As strange as it seems, the best way of explaining what happened to Carey is to recall the old Russian folk tale of a howling pack of wolves pursuing a frightened man driving a horse-drawn sled, called a droshky. Whenever the wolves got too close the driver tossed a baby off the back of the droshky.

We all make mistakes. Ron Carey’s great mistake was to hire Jere Nash as his campaign manager for the 1996 Election.

There WAS a swap scheme in which $885,000 in Teamster money was given to progressive political organizations in exchange for $221,000 in donations back to Carey’s election campaign.
Most if not all of the $221,000 went to the November Group to cover the cost of Carey campaign mailings.

Carey was paying Nash $2,500 a month. Unbeknownst to Carey, the November Group was paying Nash $18,000 a month and at the end of the campaign handed him a $50,000 bonus.

From the outset, Carey swore he knew nothing about the swap scheme. And try as they might, federal investigators couldn’t find any evidence to prove he did. But they nailed Nash. He pleaded guilty to his involvement.

Facing ten years in prison, Nash threw Carey off the back of the droshky.
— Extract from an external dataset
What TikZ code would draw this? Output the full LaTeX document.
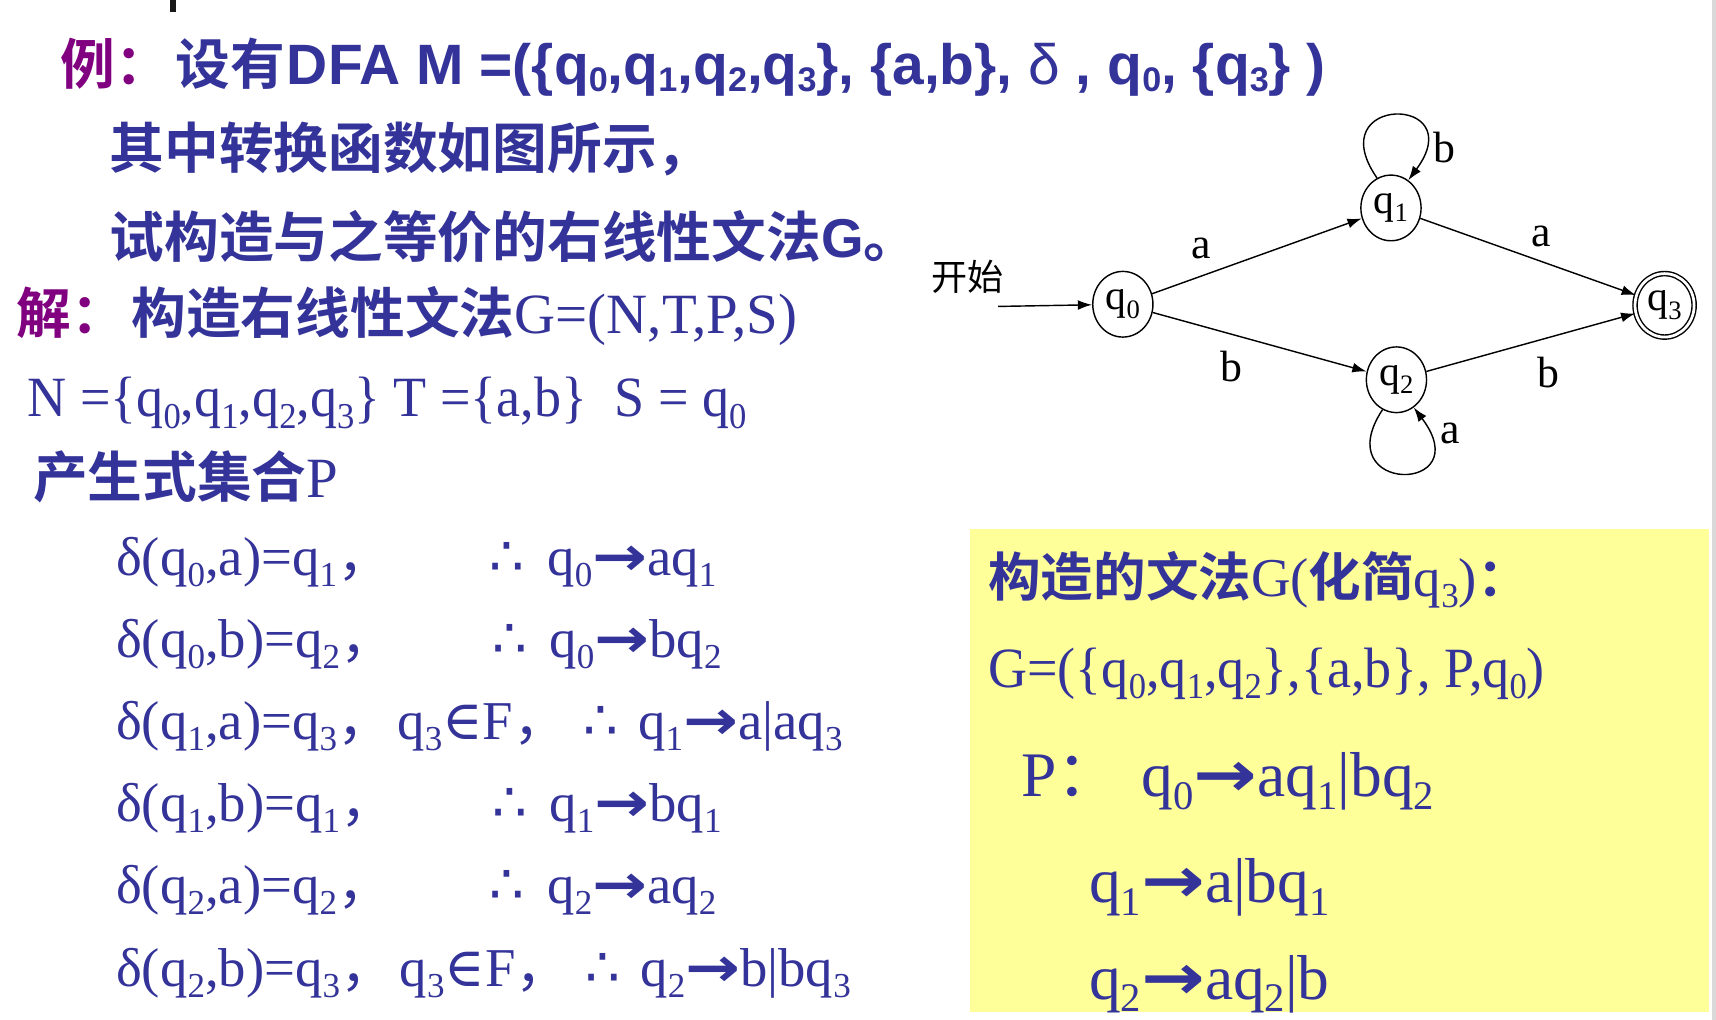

In yet another swap deal, Nash agreed to become a prosecution witness in return for a suspended sentence.

As a result of Nash’s testimony, Carey was blocked by the Election Officer from being a candidate in the rerun of the 1996 election; he was expelled from the Teamsters by Independent Review Board; and he was indicted by a federal grand jury on seven perjury charges.

But Carey did tell the truth and his lawyers began the process of proving it. First at an IRB hearing, they drew the startling admission from Nash that Carey’s supposed approval of the scheme came during a 15-second telephone conversation.

At Carey’s perjury trial, his defense team proved through phone records and expense accounts that the notorious 15-second phone call never took place.

The defense team came up with more expense accounts showing that Nash double billed the November Group and the Carey campaign for six airfares and dozens and dozens and dozens of taxi rides.

“Not only is he a thief, but a petty thief,” Carey’s lawyer Reid Weingarten told the jurors at the perjury trial.

Even Prosecutor Deborah Landis said in her pitch to the jury: “They turned up some pretty good stuff to show Jere Nash was a liar.” Having said that however she had the GALL to urge the jurors to convict Carey anyhow.

They didn’t.

Carey was EXONERATED, saved from lasting disgrace by a defense team that had exposed Jere Nash’s lies.

Carey’s reputation was intact even though he remained banned from Teamster membership.

Another of his defense lawyers, Mark Hulkower summed up the courtroom victory with the observation that this was “A Greek tragedy with a happy ending.”

Let me end by saying I wonder how often those FBI agents, those prosecutors, those election officers, those IRB members and the driver of the droshky awake in the middle of the night pierced by feelings of shame at what they did to Ron Carey, who deserves to be remembered as a great labor leader.